Thursday, January 8, 2009

The New Leviathan

On 9/11, America was shocked to discover that there was an outside world with many, many people in it who quite simply hated America’s guts – and this discovery scared the hell out of America. If the last several years are an indication of what America’s future holds – and I believe they are – then 9/11 will haunt and infest American cultural life for many years to come. Everything that Americans think, write, do and believe will be refracted through this enormous funhouse lens. This event, which contained so much potential to inspire serious-minded reflection and subtle analysis, instead inspired America to do what it does best: unleash its power.

Michel Foucault wrote of:

A power that presented rules and obligations as personal bonds, a breach of which constituted an offense and called for vengeance; of a power for which disobedience was an act of hostility, the first sign of rebellion .. of a power that had to demonstrate not only why it enforced its laws, but who were its enemies ... of a power that was recharged in the ritual display of its reality as ‘superpower.’

America’s favorite ritual display is war, something that seems to have an almost addictive power over Americans. America spends as much on war as the rest of the world combined. This is beyond any sane concept of “security”; this is the behavior of a junkie.

I do not describe this behavior as “addiction” lightly. As writer Chris Hedges pointed out (at a college commencement address at which he was shouted down by an auditorium full of fresh-faced, patriotic young Americans), “the seduction of war is so insidious because so much of what we are told about it is true – it does create a feeling of comradeship which obliterates our alienation and makes us, for perhaps the only time in our life, feel we belong.” This is why America – a country full of people who are so un-alike in so many ways – embraces this addictive new chapter in its love affair with war, the “Global War on Terror.” Because as soon as that warm, patriotic glow of togetherness starts to dim (as it appears it is now doing with the “Iraq front in the war on terror”), a new battle in this war without end is served up: pure, uncut, expensive as hell but cheap at twice the price, ready to be mainlined by an eager nation.

America does not view its decades-long string of foreign-policy disasters (most recently the wars in Afghanistan and Iraq) as failures of diplomacy and policy. War replaces diplomacy and defines policy. War is the point: so easy, so unambiguous, so damned glamorous compared to the mundane tedium of building consensus and displaying moral leadership.

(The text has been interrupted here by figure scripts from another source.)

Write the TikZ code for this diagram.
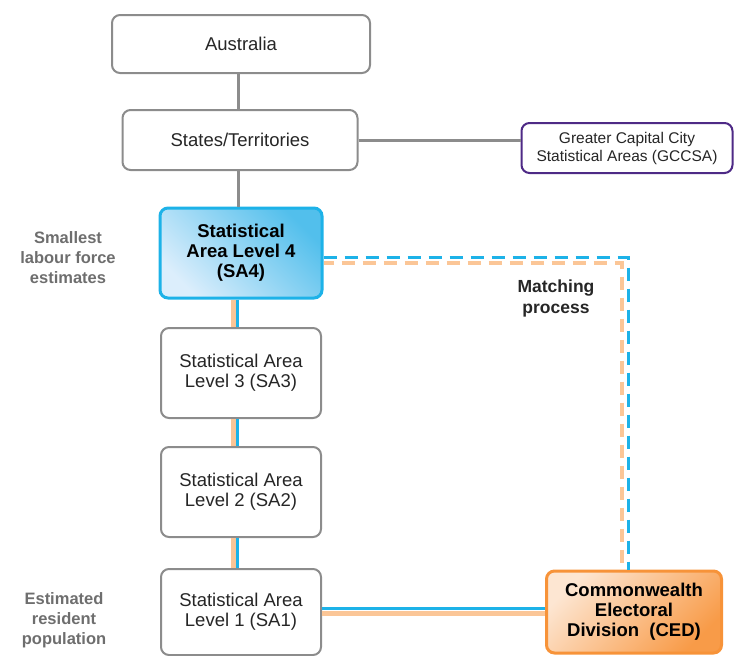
\documentclass[tikz,border=0pt]{standalone}
\usepackage{fontspec}
\setmainfont{Liberation Sans}
\usepackage{tikz}
\usepackage{xcolor}
\usetikzlibrary{positioning}
\definecolor{asgsInk}{HTML}{262626}
\definecolor{asgsGrey}{HTML}{8C8C8C}
\definecolor{asgsLabel}{HTML}{6E6E6E}
\definecolor{asgsBlue}{HTML}{1DB2E8}
\definecolor{asgsBlueLt}{HTML}{DCEEFC}
\definecolor{asgsBlueDk}{HTML}{52BFEC}
\definecolor{asgsOrange}{HTML}{F79339}
\definecolor{asgsOrangeLt}{HTML}{FDE6D2}
\definecolor{asgsOrangeDk}{HTML}{F89B48}
\definecolor{asgsGlow}{HTML}{FBC697}
\definecolor{asgsPurple}{HTML}{4E2A86}
\tikzset{
  box/.style={rounded corners=8pt,draw=asgsGrey,line width=2pt,fill=white,
              align=center,text=asgsInk,inner sep=2pt,
              font=\fontsize{18.5}{20}\selectfont},
  sabox/.style={box,minimum width=160pt,minimum height=90pt},
  keyb/.style={box,draw=asgsBlue,line width=3pt,top color=asgsBlueDk,
               bottom color=asgsBlueLt,shading angle=-45,text=black,
               font=\fontsize{18.5}{20}\selectfont\bfseries},
  cedb/.style={box,draw=asgsOrange,line width=3pt,top color=asgsOrangeLt,
               bottom color=asgsOrangeDk,shading angle=45,text=black,
               font=\fontsize{18.5}{20}\selectfont\bfseries},
  link/.style={draw=asgsGrey,line width=3pt},
  bluelink/.style={draw=asgsBlue,line width=3pt},
  glow/.style={draw=asgsGlow,line width=5pt},
  bluedash/.style={bluelink,dash pattern=on 13pt off 8pt},
  glowdash/.style={glow,line width=4pt,dash pattern=on 13pt off 8pt,dash phase=3pt},
  side/.style={font=\fontsize{16.5}{20}\selectfont\bfseries,text=asgsLabel,align=center},
  lbl/.style={font=\fontsize{17.5}{21}\selectfont\bfseries,text=asgsInk,align=center},
}
\begin{document}
\begin{tikzpicture}[x=1pt,y=-1pt]
  \useasboundingbox (0,0) rectangle (737,656);
    \node[box,minimum width=258pt,minimum height=58pt] at (241,44) (aus) {Australia};
    \node[box,minimum width=235pt,minimum height=60pt] at (240,140) (ste) {States/Territories};
    \node[box,draw=asgsPurple,font=\fontsize{15.5}{18}\selectfont,
          minimum width=211pt,minimum height=50pt] at (627,148) (gcc)
        {Greater Capital City\\ Statistical Areas (GCCSA)};
    \node[keyb,minimum width=162pt,minimum height=90pt] at (241,253) (sa4)
        {Statistical\\ Area Level 4\\ (SA4)};
    \node[sabox] at (241,373) (sa3) {Statistical Area\\ Level 3 (SA3)};
    \node[sabox] at (241,492) (sa2) {Statistical Area\\ Level 2 (SA2)};
    \node[sabox,minimum height=86pt] at (241,612) (sa1) {Statistical Area\\ Level 1 (SA1)};
    \node[cedb,minimum width=175pt,minimum height=82pt] at (634,612) (ced)
        {Commonwealth\\ Electoral\\ Division~ (CED)};

    \node[side] at (68,258) (lfs) {Smallest\\ labour force\\ estimates};
    \node[side] at (64,620) (erp) {Estimated\\ resident\\ population};
    \node[lbl] at (556,298) (mat) {Matching\\ process};

    \draw[link] ([xshift=-3pt]aus.south) -- ([xshift=-2pt]ste.north);
    \draw[link] ([xshift=-2pt]ste.south) -- ([xshift=-3pt]sa4.north);
    \draw[link] (ste.east) -- (ste.east -| gcc.west);

    \draw[glow] ([xshift=-8pt]sa4.south) -- ([xshift=-8pt]sa3.north);
    \draw[bluelink] ([xshift=-4pt]sa4.south) -- ([xshift=-4pt]sa3.north);
    \draw[glow] ([xshift=-8pt]sa3.south) -- ([xshift=-8pt]sa2.north);
    \draw[bluelink] ([xshift=-4pt]sa3.south) -- ([xshift=-4pt]sa2.north);
    \draw[glow] ([xshift=-8pt]sa2.south) -- ([xshift=-8pt]sa1.north);
    \draw[bluelink] ([xshift=-4pt]sa2.south) -- ([xshift=-4pt]sa1.north);

    \draw[glow] ([yshift=-1pt]sa1.east) -- ([yshift=-1pt]ced.west);
    \draw[bluelink] ([yshift=4pt]sa1.east) -- ([yshift=4pt]ced.west);

    \draw[glowdash] ([yshift=-10pt]sa4.east) -| ([xshift=-12pt]ced.north);
    \draw[bluedash] ([yshift=-4pt]sa4.east) -| ([xshift=-6pt]ced.north);
  \end{tikzpicture}
\end{document}
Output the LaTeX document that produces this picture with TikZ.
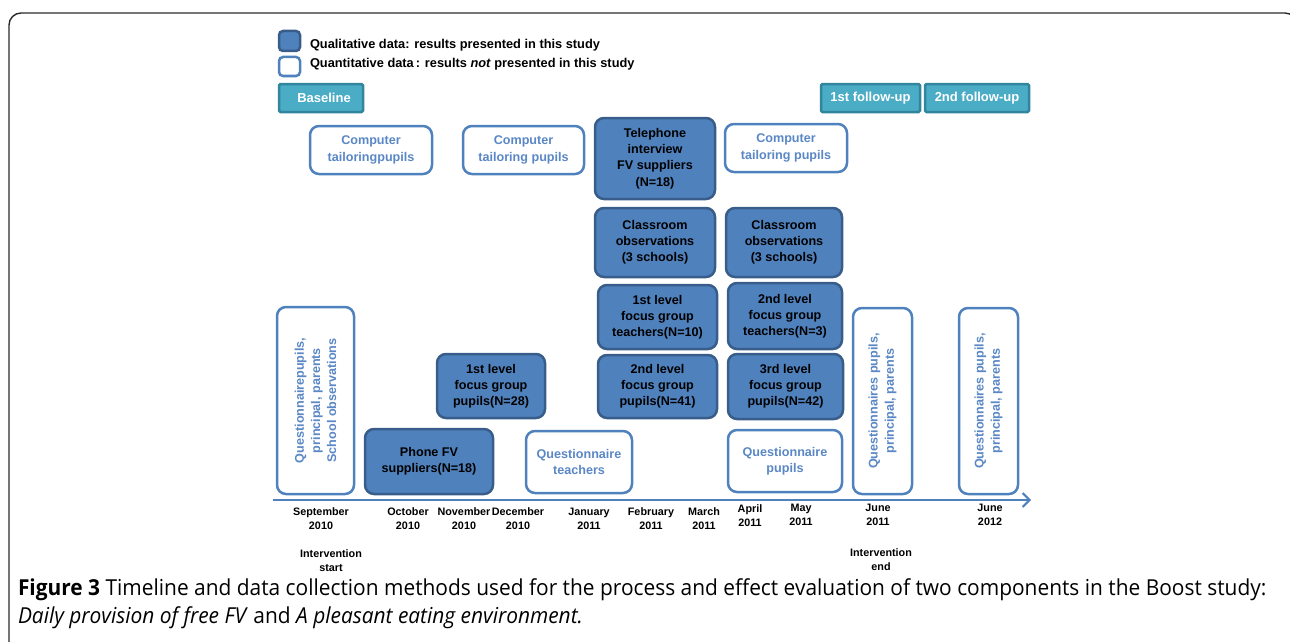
\documentclass[tikz,border=0pt]{standalone}
\usepackage{fontspec}
\setsansfont{Liberation Sans}
\newfontfamily\capfont[FakeStretch=0.95]{Open Sans}
\usetikzlibrary{arrows.meta}

\definecolor{qualfill}{HTML}{4F81BD}
\definecolor{qualdraw}{HTML}{385D8A}
\definecolor{quantdraw}{HTML}{4F81BD}
\definecolor{quanttext}{HTML}{5A87C5}
\definecolor{phasefill}{HTML}{4BACC6}
\definecolor{phasedraw}{HTML}{31859C}
\definecolor{framecol}{HTML}{2A2A2A}

\tikzset{
  every node/.style={inner sep=0pt, outer sep=0pt},
  boxtext/.style={font=\sffamily\bfseries\fontsize{12.6}{16.2}\selectfont, align=center},
  qual/.style={boxtext, rectangle, rounded corners=9pt, draw=qualdraw, fill=qualfill,
    line width=2.5pt, text=black},
  quant/.style={boxtext, rectangle, rounded corners=9pt, draw=quantdraw, fill=white,
    line width=2.5pt, text=quanttext},
  phase/.style={rectangle, rounded corners=1.5pt, draw=phasedraw, fill=phasefill,
    line width=2.5pt, text=white, font=\sffamily\bfseries\fontsize{13}{15}\selectfont},
  legendtext/.style={anchor=west, font=\sffamily\bfseries\fontsize{12.8}{15}\selectfont},
  month/.style={align=center, font=\sffamily\bfseries\fontsize{10.8}{14}\selectfont},
  axisline/.style={draw=quantdraw, line width=2pt, -{Straight Barb[length=7pt,width=14pt,line width=2pt]}},
}

\begin{document}
\begin{tikzpicture}[x=1pt,y=-1pt]
\useasboundingbox (0,0) rectangle (1290,642);

% outer frame
\draw[framecol, line width=1.4pt, rounded corners=12pt] (9,660) -- (9,13) -- (1297,13) -- (1297,660);

% legend
\node[qual, rounded corners=4pt, minimum width=21pt, minimum height=20pt] (legqual) at (289.5,41) {};
\node[quant, rounded corners=4pt, minimum width=21pt, minimum height=19pt] (legquant) at (289.5,66.5) {};
\node[legendtext] (legqualtxt) at (310,45) {Qualitative data: results presented in this study};
\node[legendtext] (legquanttxt) at (310,64) {Quantitative data\,: results \textit{not} presented in this study};

% study phases
\node[phase, minimum width=84pt, minimum height=28pt] (baseline) at (321,98) {\hspace*{6pt}Baseline};
\node[phase, minimum width=99pt, minimum height=28pt] (fu1) at (870.5,98) {1st follow-up};
\node[phase, minimum width=104pt, minimum height=28pt] (fu2) at (977,98) {2nd follow-up};

% top row
\node[quant, minimum width=122pt, minimum height=48pt] (ct1) at (371,150) {Computer\\tailoringpupils};
\node[quant, minimum width=121pt, minimum height=48pt] (ct2) at (523.5,150) {Computer\\tailoring pupils};
\node[qual, minimum width=120pt, minimum height=81pt] (tel) at (655,158.5) {Telephone\\interview\\FV suppliers\\(N=18)};
\node[quant, minimum width=122pt, minimum height=48pt] (ct3) at (786,148) {Computer\\tailoring pupils};

% classroom observations
\node[qual, minimum width=120pt, minimum height=69pt] (cls1) at (655,242.5) {Classroom\\observations\\(3 schools)};
\node[qual, minimum width=116pt, minimum height=69pt] (cls2) at (784,242.5) {Classroom\\observations\\(3 schools)};

% focus groups
\node[qual, minimum width=119pt, minimum height=64pt] (fgt1) at (657.5,317) {1st level\\focus group\\teachers(N=10)};
\node[qual, minimum width=119pt, minimum height=63pt] (fgp2) at (657.5,386.5) {2nd level\\focus group\\pupils(N=41)};
\node[qual, minimum width=108pt, minimum height=64pt] (fgp1) at (491,386) {1st level\\focus group\\pupils(N=28)};
\node[qual, minimum width=114pt, minimum height=66pt] (fgt2) at (785,316) {2nd level\\focus group\\teachers(N=3)};
\node[qual, minimum width=115pt, minimum height=65pt] (fgp3) at (785.5,386.5) {3rd level\\focus group\\pupils(N=42)};

% bottom row
\node[qual, minimum width=128pt, minimum height=65pt] (phone) at (429,461.5) {Phone FV\\suppliers(N=18)};
\node[quant, minimum width=106pt, minimum height=62pt] (qteach) at (579,462) {Questionnaire\\teachers};
\node[quant, minimum width=114pt, minimum height=62pt] (qpup) at (785,461) {Questionnaire\\pupils};

% tall questionnaire boxes
\node[quant, minimum width=77pt, minimum height=187pt] (qbase) at (315.5,400.5) {};
\node[boxtext, text=quanttext, rotate=90] (qbasetxt) at (qbase.center) {Questionnairepupils,\\principal, parents\\School observations};
\node[quant, minimum width=59pt, minimum height=186pt] (q2011) at (882.5,401) {};
\node[boxtext, text=quanttext, rotate=90] (q2011txt) at (q2011.center) {Questionnaires pupils,\\principal, parents};
\node[quant, minimum width=59pt, minimum height=186pt] (q2012) at (988.5,401) {};
\node[boxtext, text=quanttext, rotate=90] (q2012txt) at (q2012.center) {Questionnaires pupils,\\principal, parents};

% time axis
\coordinate (axstart) at (273,500);
\coordinate (axend) at (1031,500);
\draw[axisline] (axstart) -- (axend);

% months
\node[month] (m1) at (321,519) {September\\2010};
\node[month] (m2) at (408,519) {October\\2010};
\node[month] (m3) at (464,519) {November\\2010};
\node[month] (m4) at (518,519) {December\\2010};
\node[month] (m5) at (589,519) {January\\2011};
\node[month] (m6) at (651,519) {February\\2011};
\node[month] (m7) at (704,519) {March\\2011};
\node[month] (m8) at (750,516) {April\\2011};
\node[month] (m9) at (801,515) {May\\2011};
\node[month] (m10) at (878,515) {June\\2011};
\node[month] (m11) at (990,515) {June\\2012};

\node[month] (istart) at (331,561) {Intervention\\start};
\node[month] (iend) at (881,560) {Intervention\\end};

% caption
\node[anchor=west, font=\capfont\fontsize{22}{28}\selectfont, align=left] (caption) at (18,604)
  {{\bfseries Figure 3} Timeline and data collection methods used for the process and effect evaluation of two components in the Boost study:\\
   \textit{Daily provision of free FV} and \textit{A pleasant eating environment.}};
\end{tikzpicture}
\end{document}
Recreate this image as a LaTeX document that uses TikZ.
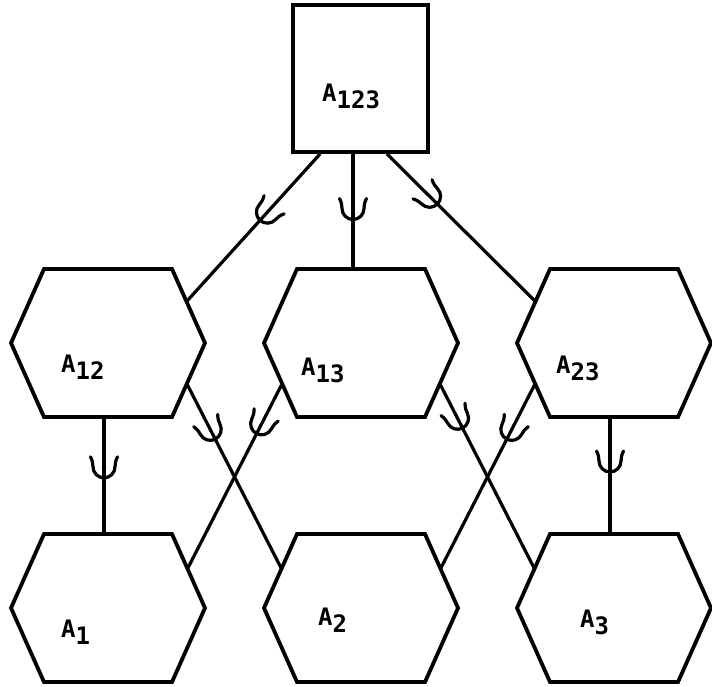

But what is this frantic, almost compulsive resort to the military option as the default response really in aid of?

I recently found myself re-reading Hobbes’ Leviathan, and I was struck by how easily one can map Hobbes’ mythical authoritarian/submissive society to America in the 21st century. Hobbes believed that a society’s function was to accrue more and more power, to strive constantly to seize the upper hand, all in aid of defending a passive and cowering populace from a world full of evil enemies. Hobbes argued that humans are always willing to accept submission to a strong and domineering leadership in exchange for protection from evildoers. Protection from fear itself, in effect. The citizens of Leviathan were so riddled with fear and doubt that they surrendered their freedom with breathtaking eagerness. America’s default attitude since 9/11 can best be summed up by Derrida’s wonderful phrase: “manic triumphalism.” However, this is mere posturing, intended to cover a deep core of dread. Underneath all the testosterone-laden, Hoo-Rah bravado, America in the 21st century is the new Leviathan, in which the citizens cower like whipped dogs.

Still, the unabashed willingness with which Americans surrendered their freedoms must give us pause. Because at the end of the day, that is the fundamental question: why did so many Americans toss off the burden of freedom with such eagerness? I would like to propose at least a partial answer. America is a country where 90% of the people describe themselves as “religious” and 46% describe themselves as “evangelical.” Eighty-six percent of Americans believe in miracles; 83% believe in a real, literal Virgin Birth. Over 40% of Americans believe the world will end in an actual battle of Armageddon, and a stunning 45% believe in a real, anthropomorphic Devil. To the majority of Americans, those who live and die within such a belief system, America’s vaunted “freedom” – and, more importantly, the consequences of that freedom – is, quite simply, horrifying. Profanity and nudity on TV, gay marriage and adoption, “Feces Madonna” and “Piss Jesus” and Mapplethorpe’s photos of men with bullwhips jammed up their asses, on and on and on. They look at America’s free society, they look at the things that this free society permits to happen and they hate what they see. They absolutely hate modern America, and they believe that surrendering their freedom is a very small price to pay in order to make it stop. These Americans have more in common with Muslim fundamentalists than they can ever admit to themselves. This is the secret heart of darkness in 21st century America. America will have another Bush some day, because it is what so many Americans want and need.